Since time immemorial, people have sought the identity and the nature of two things: the creative source and themselves. Neville Goddard proposes that these two are one and the same thing.

Among popular speakers and authors in contemporary times, he is quite unique. But among the philosophers known as transcendental idealists, Neville has precursors.

Scholar Virginia López-Domínguez tells us that Kant was a pioneer in this movement, as he considered the imagination “an authentic creative force” and “builder of our reality”. Fichte (1762 – 1814) followed Kant, and made the imagination “the basic faculty of man... which creates new spheres of freedom, constructing all human activity...”.

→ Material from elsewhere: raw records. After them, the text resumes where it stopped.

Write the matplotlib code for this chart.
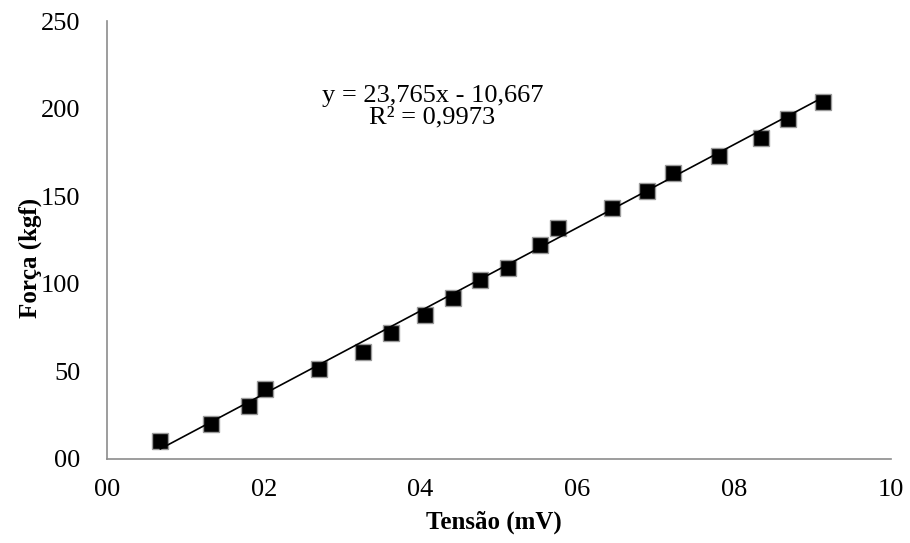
import matplotlib
matplotlib.use("Agg")
import matplotlib.pyplot as plt
import numpy as np

# dados
tensao = [0.68, 1.33, 1.81, 2.02, 2.70, 3.27, 3.62, 4.06, 4.41, 4.76,
          5.12, 5.52, 5.75, 6.44, 6.89, 7.22, 7.80, 8.34, 8.69, 9.13]
forca = [10, 20, 30, 40, 51, 61, 72, 82, 92, 102,
         109, 122, 132, 143, 153, 163, 173, 183, 194, 204]

# linha de tendência (Excel)
coef_a = 23.765
coef_b = -10.667
eq_texto = "y = 23,765x - 10,667\nR² = 0,9973"

xticks = [0, 2, 4, 6, 8, 10]
xtick_labels = ["00", "02", "04", "06", "08", "10"]
yticks = [0, 50, 100, 150, 200, 250]
ytick_labels = ["00", "50", "100", "150", "200", "250"]

plt.rcParams["font.family"] = ["Liberation Serif", "DejaVu Serif"]

fig = plt.figure(figsize=(9.1, 5.43), dpi=100)
ax = fig.add_axes([0.1176, 0.1556, 0.8615, 0.8057])

x = np.array(tensao)
ax.plot(x, forca, linestyle="none", marker="s", markersize=11,
        markerfacecolor="black", markeredgecolor="#9a9a9a", markeredgewidth=1.0, zorder=2)
xl = np.array([x.min(), x.max()])
ax.plot(xl, coef_a * xl + coef_b, color="black", linewidth=1.2, zorder=3)

ax.text(4.15, 201, eq_texto, ha="center", va="center", fontsize=19, linespacing=1.0)

ax.set_xlim(0, 10)
ax.set_ylim(0, 250)
ax.set_xticks(xticks)
ax.set_xticklabels(xtick_labels)
ax.set_yticks(yticks)
ax.set_yticklabels(ytick_labels)
ax.tick_params(axis="both", length=0, labelsize=19, colors="black")
ax.tick_params(axis="x", pad=15)
ax.tick_params(axis="y", pad=19)

for s in ["top", "right"]:
    ax.spines[s].set_visible(False)
for s in ["left", "bottom"]:
    ax.spines[s].set_color("#8c8c8c")
    ax.spines[s].set_linewidth(1.2)

ax.set_xlabel("Tensão (mV)", fontsize=18, fontweight="bold")
ax.set_ylabel("Força (kgf)", fontsize=18, fontweight="bold")
ax.xaxis.set_label_coords(0.494, -0.12)
ax.yaxis.set_label_coords(-0.083, 0.458)

fig.savefig("out.png", dpi=100)
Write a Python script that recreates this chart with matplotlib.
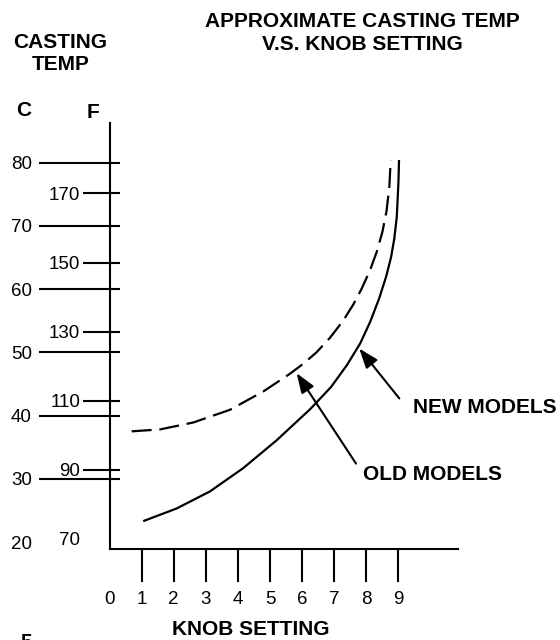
import matplotlib
matplotlib.use("Agg")
import matplotlib.pyplot as plt

plt.rcParams['font.family'] = ['Liberation Sans', 'DejaVu Sans']

# knob settings on the x axis
knob_ticks = [0, 1, 2, 3, 4, 5, 6, 7, 8, 9]

# temperature scales
c_ticks = [30, 40, 50, 60, 70, 80]
c_labels = [20, 30, 40, 50, 60, 70, 80]
f_ticks = [90, 110, 130, 150, 170]
f_labels = [70, 90, 110, 130, 150, 170]

# new models (solid), degrees C
new_knob = [1.05, 2.09, 3.13, 4.17, 5.21, 6.25, 6.90, 7.40, 7.81, 8.12,
            8.40, 8.62, 8.77, 8.87, 8.95, 9.00, 9.02]
new_temp = [23.3, 25.3, 28.0, 31.7, 36.1, 41.0, 44.5, 48.0, 51.4, 54.8,
            58.5, 62.0, 65.0, 67.9, 71.4, 76.7, 80.4]

# old models (dashed)
old_knob = [0.69, 1.57, 2.61, 3.75, 4.79, 5.62, 6.04, 6.45, 6.87, 7.28,
            7.60, 7.85, 8.11, 8.32, 8.50, 8.63, 8.72, 8.76]
old_temp = [37.5, 37.8, 38.9, 40.9, 43.8, 46.6, 48.2, 50.0, 52.3, 55.0,
            57.6, 60.0, 62.9, 65.8, 69.0, 72.3, 76.3, 80.4]

# callouts: (label, arrow head, arrow tail, label anchor)
callouts = [
    ("NEW MODELS", (7.78, 50.6), (9.03, 42.7), (9.46, 41.2)),
    ("OLD MODELS", (5.83, 46.7), (7.68, 32.4), (7.91, 30.6)),
]

bold = dict(fontsize=15, fontweight='bold', color='black')

fig = plt.figure(figsize=(5.6, 6.4), dpi=100)
ax = fig.add_axes([109.5 / 560, 91 / 640, 348.5 / 560, 426 / 640])
ax.set_xlim(0, 10.857)
ax.set_ylim(18.895, 86.257)

for s in ['top', 'right']:
    ax.spines[s].set_visible(False)
for s in ['left', 'bottom']:
    ax.spines[s].set_linewidth(1.5)

ax.plot(new_knob, new_temp, color='black', lw=1.6, solid_capstyle='butt',
        solid_joinstyle='round')
ax.plot(old_knob, old_temp, color='black', lw=1.6, linestyle=(0, (9, 3.5)))

# x ticks hang below the axis
ax.set_xticks(knob_ticks)
ax.set_xticklabels([str(k) for k in knob_ticks])
ax.tick_params(axis='x', direction='out', length=23.5, width=1.5, pad=7,
               labelsize=13.5)
ax.xaxis.get_major_ticks()[0].tick1line.set_visible(False)

# celsius scale
ax.set_yticks(c_labels)
ax.set_yticklabels([str(c) for c in c_labels])
ax.tick_params(axis='y', length=0, pad=56, labelsize=13.5)
ax.hlines(c_ticks, -0.2023, 0.0301, transform=ax.get_yaxis_transform(),
          color='black', lw=1.5, clip_on=False)

# fahrenheit scale
axf = ax.twinx()
axf.set_ylim(67.08, 190.40)
for s in axf.spines.values():
    s.set_visible(False)
axf.yaxis.tick_left()
axf.set_yticks(f_labels)
axf.set_yticklabels([str(f) for f in f_labels])
axf.tick_params(axis='y', length=0, pad=21, labelsize=13.5)
axf.hlines(f_ticks, -0.0760, 0.0301, transform=axf.get_yaxis_transform(),
           color='black', lw=1.5, clip_on=False)

for label, head, tail, pos in callouts:
    ax.annotate('', xy=head, xytext=tail,
                arrowprops=dict(arrowstyle='-|>,head_length=0.6,head_width=0.22',
                                mutation_scale=20, color='black', lw=1.5,
                                shrinkA=0, shrinkB=0))
    ax.text(pos[0], pos[1], label, ha='left', va='center', **bold)

# titles and headings
fig.text(362 / 560, 1 - 21.7 / 640, "APPROXIMATE CASTING TEMP", ha='center', va='center', **bold)
fig.text(362 / 560, 1 - 44.5 / 640, "V.S. KNOB SETTING", ha='center', va='center', **bold)
fig.text(60.5 / 560, 1 - 42.5 / 640, "CASTING", ha='center', va='center', **bold)
fig.text(61 / 560, 1 - 65 / 640, "TEMP", ha='center', va='center', **bold)
fig.text(24 / 560, 1 - 111 / 640, "C", ha='center', va='center', **bold)
fig.text(93 / 560, 1 - 112.5 / 640, "F", ha='center', va='center', **bold)
fig.text(251 / 560, 1 - 629.5 / 640, "KNOB SETTING", ha='center', va='center', **bold)
fig.text(20 / 560, 1 - 633 / 640, "5", ha='left', va='top', **bold)

fig.savefig("out.png", dpi=100)
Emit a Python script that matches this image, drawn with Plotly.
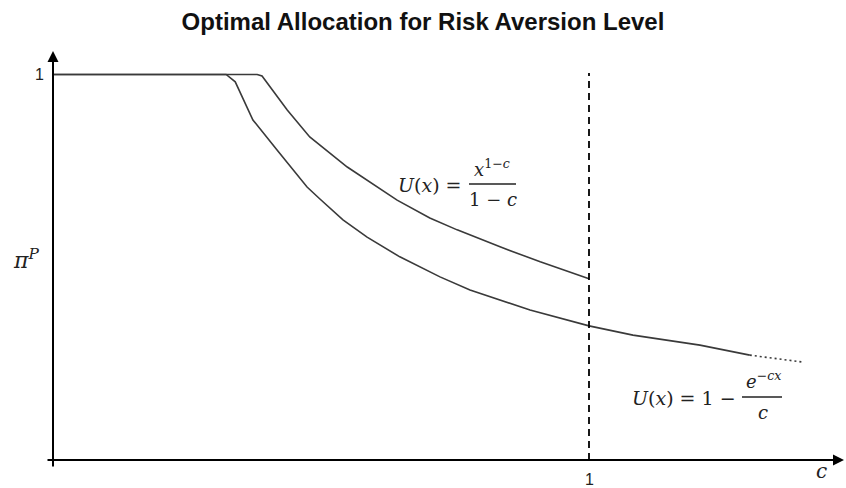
import plotly.graph_objects as go

# ---- data (c = risk aversion, pi = optimal allocation) ----
crra_c = [0.0, 0.381, 0.390, 0.437, 0.479, 0.549, 0.642, 0.703, 0.754, 0.834, 0.909, 1.0]
crra_pi = [1.0, 1.0, 0.996, 0.908, 0.838, 0.760, 0.674, 0.628, 0.597, 0.553, 0.514, 0.470]

cara_c = [0.0, 0.323, 0.340, 0.373, 0.418, 0.448, 0.474, 0.498, 0.541, 0.586, 0.647,
          0.722, 0.778, 0.890, 1.0, 1.082, 1.207, 1.300]
cara_pi = [1.0, 1.0, 0.981, 0.882, 0.804, 0.752, 0.708, 0.677, 0.623, 0.578, 0.527,
           0.475, 0.441, 0.389, 0.348, 0.324, 0.298, 0.272]

cara_ext_c = [1.300, 1.399]
cara_ext_pi = [0.272, 0.254]

ref_c = [1.0, 1.0]
ref_pi = [0.0, 1.004]

x_ticks = [1]
y_ticks = [1]

# ---- geometry helpers (pixel -> data) ----
X0_PX, X_SCALE = 53.0, 536.0
Y0_PX, Y_SCALE = 460.0, 385.5
W, H = 846, 488


def dx(px):
    return (px - X0_PX) / X_SCALE


def dy(py):
    return (Y0_PX - py) / Y_SCALE


fig = go.Figure()

line_col = "#3a3a3a"
fig.add_trace(go.Scatter(x=cara_c, y=cara_pi, mode="lines",
                         line=dict(color=line_col, width=1.6), showlegend=False, hoverinfo="skip"))
fig.add_trace(go.Scatter(x=crra_c, y=crra_pi, mode="lines",
                         line=dict(color=line_col, width=1.6), showlegend=False, hoverinfo="skip"))
fig.add_trace(go.Scatter(x=cara_ext_c, y=cara_ext_pi, mode="lines",
                         line=dict(color=line_col, width=1.6, dash="2px,3px"), showlegend=False, hoverinfo="skip"))
fig.add_trace(go.Scatter(x=ref_c, y=ref_pi, mode="lines",
                         line=dict(color="black", width=1.8, dash="7px,5px"), showlegend=False, hoverinfo="skip"))

annotations = []
# axes with arrows
annotations.append(dict(x=dx(844), y=0, ax=dx(46), ay=0, axref="x", ayref="y", xref="x", yref="y",
                        text="", showarrow=True, arrowhead=2, arrowsize=1.1, arrowwidth=2, arrowcolor="black",
                        standoff=0))
annotations.append(dict(x=0, y=dy(51), ax=0, ay=dy(468), axref="x", ayref="y", xref="x", yref="y",
                        text="", showarrow=True, arrowhead=2, arrowsize=1.1, arrowwidth=2, arrowcolor="black",
                        standoff=0))

tick_font = dict(family="Liberation Sans, Arial", size=16, color="#222")
for t in x_ticks:
    annotations.append(dict(x=t, y=dy(479), text=str(t), showarrow=False, font=tick_font,
                            xanchor="center", yanchor="middle"))
for t in y_ticks:
    annotations.append(dict(x=dx(39), y=t, text=str(t), showarrow=False, font=tick_font,
                            xanchor="center", yanchor="middle"))

serif = "DejaVu Serif, Liberation Serif, serif"
math_font = dict(family=serif, size=19, color="#222")
math_small = dict(family=serif, size=18, color="#222")

# axis labels
annotations.append(dict(x=dx(26), y=dy(259), text="<i>π</i><sup><i>P</i></sup>", showarrow=False,
                        font=dict(family=serif, size=22, color="#222"), xanchor="center", yanchor="middle"))
annotations.append(dict(x=dx(821), y=dy(471), text="<i>c</i>", showarrow=False,
                        font=dict(family=serif, size=20, color="#222"), xanchor="center", yanchor="middle"))

# CRRA label
annotations.append(dict(x=dx(464), y=dy(185), text="<i>U</i>(<i>x</i>) =", showarrow=False,
                        font=math_font, xanchor="right", yanchor="middle"))
annotations.append(dict(x=dx(492), y=dy(168), text="<i>x</i><sup>1−<i>c</i></sup>", showarrow=False,
                        font=math_small, xanchor="center", yanchor="middle"))
annotations.append(dict(x=dx(493), y=dy(199), text="1 − <i>c</i>", showarrow=False,
                        font=math_small, xanchor="center", yanchor="middle"))

# CARA label
annotations.append(dict(x=dx(738), y=dy(398), text="<i>U</i>(<i>x</i>) = 1 −", showarrow=False,
                        font=math_font, xanchor="right", yanchor="middle"))
annotations.append(dict(x=dx(763), y=dy(380), text="<i>e</i><sup>−<i>cx</i></sup>", showarrow=False,
                        font=math_small, xanchor="center", yanchor="middle"))
annotations.append(dict(x=dx(763), y=dy(412), text="<i>c</i>", showarrow=False,
                        font=math_small, xanchor="center", yanchor="middle"))

shapes = [
    dict(type="line", x0=dx(469), x1=dx(516), y0=dy(184), y1=dy(184), xref="x", yref="y",
         line=dict(color="#222", width=1.3)),
    dict(type="line", x0=dx(742), x1=dx(782), y0=dy(397), y1=dy(397), xref="x", yref="y",
         line=dict(color="#222", width=1.3)),
]

fig.update_layout(
    width=W, height=H, autosize=False,
    margin=dict(l=0, r=0, t=0, b=0),
    paper_bgcolor="white", plot_bgcolor="white",
    title=dict(text="<b>Optimal Allocation for Risk Aversion Level</b>", x=0.5, xanchor="center",
               y=1 - 22 / H, yanchor="middle",
               font=dict(family="Liberation Sans, Arial", size=24, color="#111")),
    xaxis=dict(range=[dx(0), dx(W)], visible=False, fixedrange=True),
    yaxis=dict(range=[dy(H), dy(0)], visible=False, fixedrange=True),
    annotations=annotations,
    shapes=shapes,
    showlegend=False,
)

fig.write_html("out.html", config={"displayModeBar": False},
               post_script="document.body.style.margin='0';document.body.style.overflow='hidden';")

Neville himself was fond of this quote from English philosopher E. Douglas Fawcett:

“The secret of imagining is the greatest of all problems, to the solution of which every one should aspire, for supreme power, supreme wisdom, supreme delight lie in the far-off solution of this mystery.”

In his 1921 publication The Divine Imagination , one of a series devoted to imaginism, Fawcett declares:

“Current available hypotheses about the world-ground proving unsatisfactory, someone has to take a risk and launch another. After all, metaphysics has to progress by... imagining novel solutions and applying them tentatively to the field of experience.” (That’s what we’re doing in the podcast.)

Fawcett states his working hypothesis: Reality is imaginal. The imagination is “the conscious energy of the universe”. This is “the most important, the most utterly enthralling” truth we can ever entertain.

What is the result? Life has become an “amazing romance... at once an adventure and a discipline”.